The Gateway project at Ballee would provide a business park, training, social and student housing, a nursing home, a church, hotel and retail premises.
Opponents of the scheme say it will take trade away from the town centre - which is already suffering from low occupancy rates.
Planners carried out a shopping analysis of the town and it is understood the results of their investigation have been central to the recommendation to provisionally refuse part of the application.
Green Pastures, an evangelical church behind the project, applied for permission for a mixed-use hub of businesses on the site including a food superstore, petrol station, drive-thru restaurant, entertainment centre, health centre, taxi office and car parking.
The application attracted 29 objections and one letter of support from the Wright Group.

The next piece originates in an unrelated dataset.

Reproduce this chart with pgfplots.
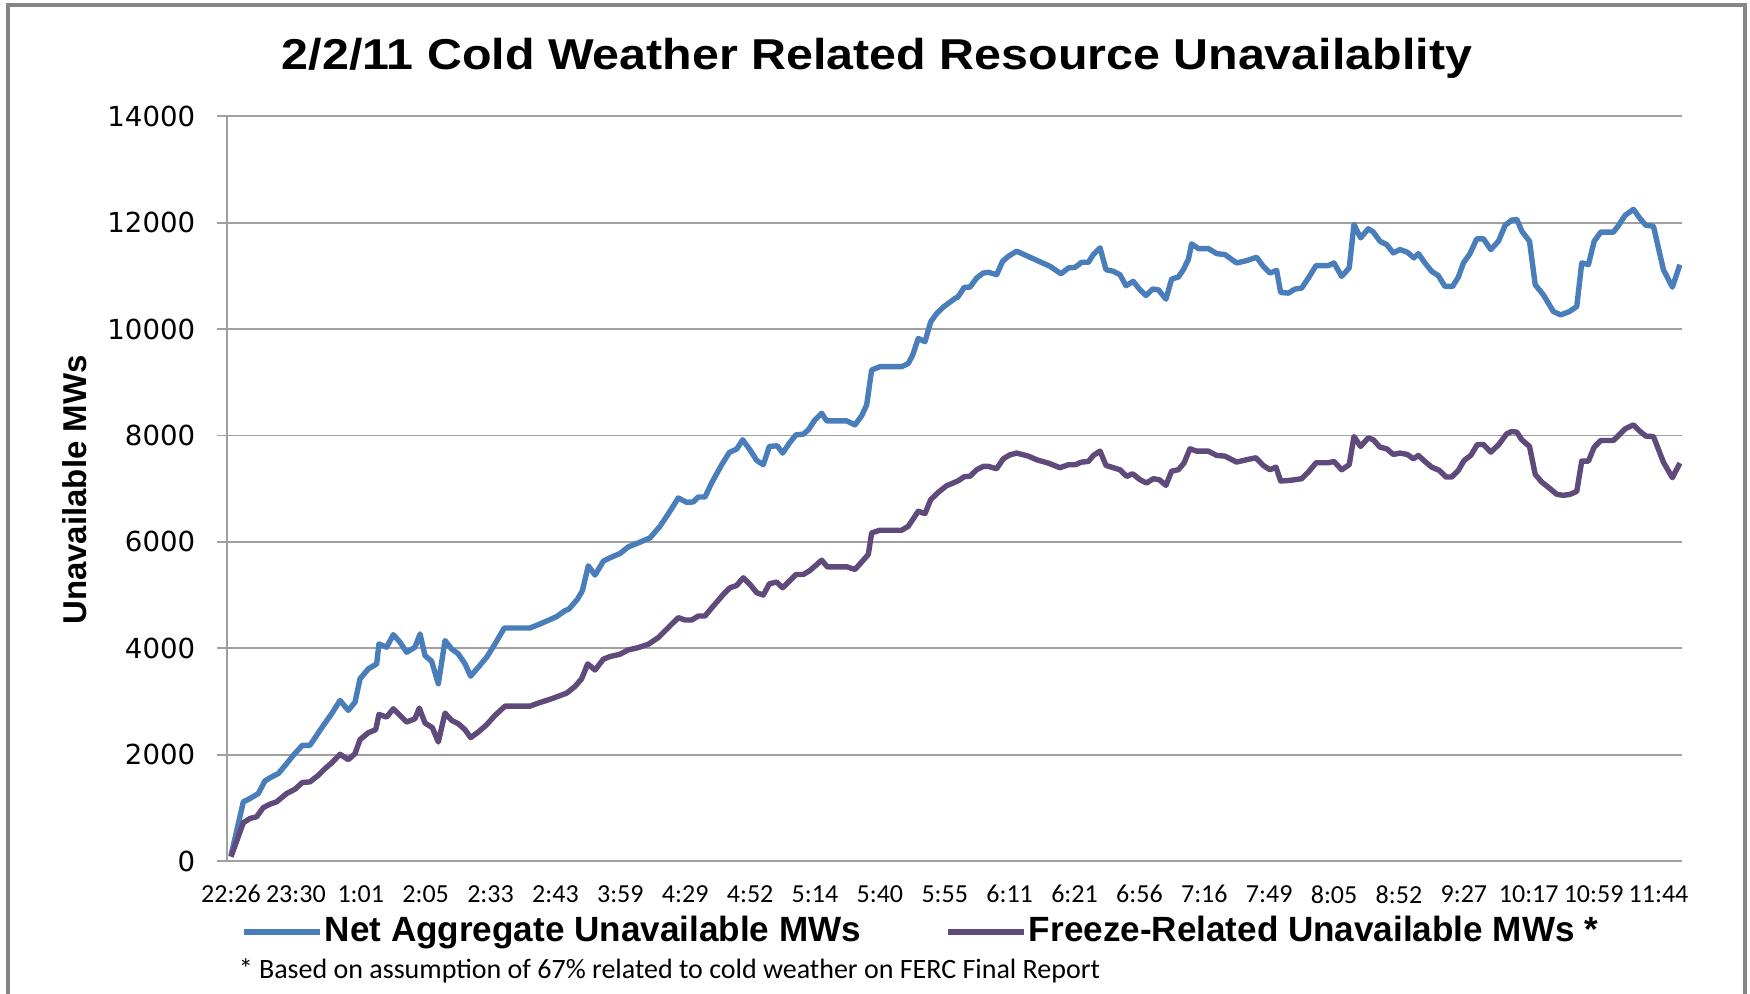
\documentclass[border=0pt]{standalone}
\usepackage{fontspec}
\setmainfont{Liberation Sans}
\newfontfamily\carlito{Carlito}
\newfontfamily\dejavu{DejaVu Sans}
\usepackage{pgfplots}
\pgfplotsset{compat=1.18}
\definecolor{netblue}{RGB}{74,126,187}
\definecolor{frzpurple}{RGB}{96,74,123}
\definecolor{gridgray}{RGB}{160,160,160}
\definecolor{framegray}{RGB}{134,134,134}

\begin{document}
\begin{tikzpicture}
\path[use as bounding box] (0,0) rectangle (437.5pt,248.5pt);
\draw[framegray, line width=0.8pt] (2pt,0) -- (2pt,247.25pt) -- (436.25pt,247.25pt) -- (436.25pt,0);
\node[anchor=base, xscale=1.12, font=\bfseries\fontsize{10.8}{12}\selectfont] at (219.25pt,231pt) {2/2/11 Cold Weather Related Resource Unavailablity};
\node[rotate=90, font=\bfseries\fontsize{8.25}{10}\selectfont] at (18.75pt,126pt) {Unavailable MWs};
\node[anchor=west, inner sep=0pt, font=\carlito\fontsize{7}{8}\selectfont] at (59.5pt,5.75pt) {* Based on assumption of 67\% related to cold weather on FERC Final Report};
\begin{axis}[
  at={(56.75pt,33.25pt)}, anchor=south west,
  scale only axis, width=363.75pt, height=186.15pt,
  xmin=-0.37, xmax=134.17, ymin=0, ymax=14000,
  axis lines*=left,
  axis line style={-, draw=gridgray, line width=0.45pt},
  ymajorgrids, major grid style={draw=gridgray, line width=0.45pt},
  xtick={0,6,...,132},
  xticklabels={22:26,23:30,1:01,2:05,2:33,2:43,3:59,4:29,4:52,5:14,5:40,5:55,6:11,6:21,6:56,7:16,7:49,8:05,8:52,9:27,10:17,10:59,11:44},
  ytick={0,2000,...,14000},
  scaled y ticks=false,
  tick align=outside, major tick length=2.5pt,
  ytick style={draw=gridgray, line width=0.45pt},
  xtick style={draw=none},
  /pgf/number format/1000 sep={},
  /pgf/number format/assume math mode=true,
  yticklabel style={font=\dejavu\fontsize{6.9}{8}\selectfont, anchor=east, inner sep=0pt, xshift=-5.25pt},
  xticklabel style={font=\carlito\fontsize{6.5}{7.5}\selectfont, anchor=north, inner sep=0pt, yshift=-3.4pt},
  legend columns=2,
  legend cell align=left,
  legend image code/.code={\draw[#1, line width=1.5pt] (0pt,0pt) -- (19pt,0pt);},
  legend style={at={(0.009,-0.0954)}, anchor=west, draw=none, fill=none, inner sep=0pt,
    font=\bfseries\fontsize{8.77}{10}\selectfont,
    nodes={inner sep=0.5pt},
    /tikz/every even column/.append style={column sep=20.5pt}},
]
\addplot[netblue, line width=1.35pt, line join=round] coordinates {
(0,100) (1.14,1112) (1.76,1175) (2.53,1269) (3.14,1506) (3.76,1581) (4.38,1644) (5.15,1831) (5.76,1987) (6.60,2175)
(7.30,2175) (7.92,2362) (8.54,2550) (9.31,2769) (10.08,3019) (10.85,2831) (11.47,2987) (11.93,3425) (12.70,3612) (13.47,3706)
(13.68,4081) (14.39,4019) (15.01,4256) (15.63,4112) (16.24,3925) (17.01,4019) (17.48,4269) (17.94,3862) (18.55,3756) (19.17,3331)
(19.79,4144) (20.40,3987) (21.02,3894) (21.64,3706) (22.16,3475) (22.87,3644) (23.64,3831) (24.41,4081) (25.27,4381) (27.65,4381)
(28.57,4456) (30.11,4594) (30.88,4706) (31.25,4737) (32.05,4925) (32.49,5081) (33.04,5550) (33.66,5375) (34.43,5637) (35.04,5700)
(35.97,5781) (36.74,5906) (37.67,5981) (38.74,6075) (39.67,6294) (40.59,6575) (41.36,6825) (42.13,6744) (42.75,6750) (43.21,6844)
(43.83,6844) (44.44,7106) (45.37,7450) (46.08,7681) (46.76,7744) (47.31,7919) (47.99,7731) (48.61,7531) (49.22,7450) (49.78,7794)
(50.51,7806) (51.01,7669) (51.63,7856) (52.24,8012) (52.92,8025) (53.38,8106) (54.00,8294) (54.62,8419) (55.08,8275) (56.93,8275)
(57.70,8200) (58.31,8369) (58.78,8575) (59.24,9231) (60.01,9294) (62.02,9294) (62.63,9356) (63.03,9512) (63.55,9825) (64.17,9762)
(64.70,10137) (65.25,10294) (65.90,10420) (67.00,10585) (67.20,10600) (67.80,10785) (68.33,10790) (68.95,10961) (69.56,11055) (70.03,11068)
(70.80,11024) (71.35,11275) (71.88,11370) (72.65,11465) (75.73,11181) (76.75,11042) (77.43,11150) (78.05,11162) (78.66,11257) (79.28,11257)
(79.74,11402) (80.36,11528) (80.91,11118) (81.59,11087) (82.20,11024) (82.76,10816) (83.43,10898) (84.05,10740) (84.61,10633) (85.22,10753)
(85.75,10740) (86.45,10564) (86.98,10942) (87.60,10979) (88.06,11118) (88.52,11307) (88.83,11603) (89.45,11515) (90.37,11515) (91.14,11420)
(91.91,11402) (92.99,11244) (93.91,11288) (94.84,11351) (95.45,11181) (96.07,11055) (96.69,11105) (97.06,10690) (97.77,10677) (98.38,10753)
(99.00,10772) (99.62,10961) (100.33,11194) (101.46,11194) (101.99,11244) (102.70,10992) (103.40,11150) (103.84,11968) (104.45,11716) (105.16,11887)
(105.63,11824) (106.24,11653) (106.86,11590) (107.48,11433) (108.09,11496) (108.77,11446) (109.39,11339) (109.79,11420) (110.40,11244) (111.02,11087)
(111.64,11005) (112.25,10803) (112.96,10803) (113.49,10979) (113.96,11244) (114.57,11420) (115.19,11698) (115.81,11698) (116.49,11496) (117.20,11653)
(117.81,11950) (118.43,12050) (118.90,12063) (119.36,11842) (120.07,11653) (120.60,10834) (121.35,10645) (122.28,10330) (122.96,10268) (123.76,10330)
(124.44,10425) (124.90,11244) (125.52,11213) (126.05,11653) (126.66,11824) (127.83,11824) (128.30,11950) (128.91,12139) (129.68,12252) (130.30,12076)
(130.85,11950) (131.53,11937) (132.45,11118) (133.28,10790) (133.98,11212)
};
\addlegendentry{Net Aggregate Unavailable MWs}
\addplot[frzpurple, line width=1.35pt, line join=round] coordinates {
(0,80) (1.14,719) (1.76,800) (2.37,831) (2.99,1006) (3.61,1069) (4.22,1112) (5.15,1269) (5.92,1350) (6.60,1475)
(7.30,1487) (8.08,1612) (8.69,1737) (9.31,1844) (10.08,2006) (10.85,1906) (11.47,2019) (11.93,2281) (12.70,2412) (13.38,2469)
(13.68,2756) (14.39,2706) (15.01,2862) (15.63,2737) (16.24,2612) (17.01,2675) (17.41,2875) (17.94,2594) (18.62,2506) (19.17,2237)
(19.79,2781) (20.40,2644) (21.02,2581) (21.64,2469) (22.16,2319) (22.87,2425) (23.64,2562) (24.41,2737) (25.34,2912) (27.65,2912)
(28.42,2969) (29.65,3050) (31.04,3156) (31.81,3281) (32.42,3425) (32.98,3706) (33.66,3590) (34.43,3794) (35.04,3844) (35.97,3887)
(36.74,3969) (37.67,4012) (38.59,4075) (39.51,4200) (40.59,4419) (41.36,4575) (41.98,4531) (42.60,4531) (43.21,4606) (43.83,4606)
(44.60,4794) (45.53,5012) (46.14,5137) (46.76,5181) (47.37,5325) (47.99,5200) (48.61,5044) (49.22,5000) (49.78,5212) (50.45,5244)
(51.01,5137) (51.63,5262) (52.24,5387) (52.92,5387) (53.54,5462) (54.62,5656) (55.14,5531) (56.93,5531) (57.70,5481) (58.93,5762)
(59.24,6169) (60.01,6219) (62.02,6219) (62.63,6294) (63.55,6575) (64.17,6531) (64.70,6794) (65.40,6931) (66.17,7056) (66.63,7094)
(67.25,7150) (67.80,7225) (68.33,7235) (68.95,7356) (69.56,7419) (70.03,7419) (70.80,7375) (71.41,7562) (72.03,7637) (72.65,7669)
(73.73,7612) (74.50,7544) (75.58,7481) (76.65,7394) (77.43,7450) (78.05,7450) (78.66,7500) (79.28,7512) (79.74,7625) (80.36,7706)
(80.91,7437) (81.59,7394) (82.20,7356) (82.82,7231) (83.37,7281) (84.05,7169) (84.66,7106) (85.28,7187) (85.84,7169) (86.45,7062)
(86.98,7331) (87.60,7356) (88.12,7481) (88.67,7750) (89.29,7706) (90.37,7706) (91.14,7625) (91.91,7612) (92.99,7500) (93.91,7544)
(94.77,7581) (95.45,7437) (96.07,7356) (96.63,7406) (97.06,7144) (97.92,7156) (99.00,7187) (99.62,7312) (100.33,7487) (101.46,7487)
(101.99,7512) (102.70,7356) (103.40,7450) (103.84,7981) (104.45,7794) (105.16,7956) (105.63,7919) (106.24,7781) (106.86,7750) (107.48,7644)
(108.09,7669) (108.77,7644) (109.33,7562) (109.79,7625) (110.40,7512) (111.02,7406) (111.73,7344) (112.35,7219) (112.87,7219) (113.49,7344)
(114.02,7531) (114.64,7625) (115.25,7831) (115.81,7831) (116.49,7687) (117.20,7825) (117.96,8031) (118.43,8075) (118.90,8062) (119.36,7919)
(120.07,7794) (120.60,7269) (121.20,7125) (121.97,7000) (122.59,6894) (123.20,6875) (123.82,6894) (124.44,6950) (124.90,7519) (125.52,7519)
(126.05,7781) (126.66,7906) (127.83,7906) (128.30,8000) (128.91,8125) (129.68,8200) (130.30,8075) (130.85,7987) (131.53,7981) (132.45,7500)
(133.28,7206) (133.98,7481)
};
\addlegendentry{Freeze-Related Unavailable MWs *}
\end{axis}
\end{tikzpicture}
\end{document}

The planners' decision will be put to Ballymena Borough Council next week.
In its reasons for refusal, Planning Service said: "The proposed food superstore element of the scheme does not meet the locational requirements of the department's planning policy statement 5, 'Retailing and Town Centres', in that it is likely to have an adverse impact on the vitality and viability of Ballymena town centre and undermine its comparison and convenience functions."
Planners have approved the remainder of the scheme, including more than 200 houses, a 60-bed hotel and 40-bed nursing home.
A new church and leisure facilities have also been given the provisional go-ahead. A spokeswoman for the church scheme yesterday said those behind the venture were disappointed with the initial refusal of the superstore plans.
"The Gateway project board welcome the approval and support of the recommended aspects of this project, namely the church building, community buildings and recreation areas and the housing aspect including nursing home, elderly care housing, supported/independent living housing, special needs housing and student accommodation as well as the training centre, hotel, self-catering accommodation, business and social economy parks and hotel," she said.
"However, we are disappointed with the recommendation for refusal on the foodstore aspect. Retail assessments have indicated that Ballymena town can support a third foodstore and with this aspect comes the provision of hundreds of jobs to locals as well as many financial benefits to the town and borough of Ballymena as a whole.
"Ballymena Borough Council now have a once in a lifetime opportunity to defer this decision to refuse the outline retail planning application in order to allow further detailed discussions to take place between us to understand the issues.
"We believe it essential that further discussions are had on such an important regionally significant development as this refused element is key to the viability or the overall proposal, key to its social investment, key to new jobs and key in being able to meet the requirements of Ballymena economic development strategy."
The plans have been dubbed Project Nehemiah, named after the Old Testament figure who rebuilt Jerusalem.
The scheme has been funded by a partnership involving the Wright Group - which makes London's double decker buses in a factory in nearby Galgorm - local businesses and an anchor retail tenant. It has also been part-funded by the sale of the Green Pastures church. The old premises of the church - led by Pastor Jeff Wright, son of Wright Group founder William - will become the new headquarters of the manufacturing company, while the church will move out to the Ballee land parcel it bought for £4m.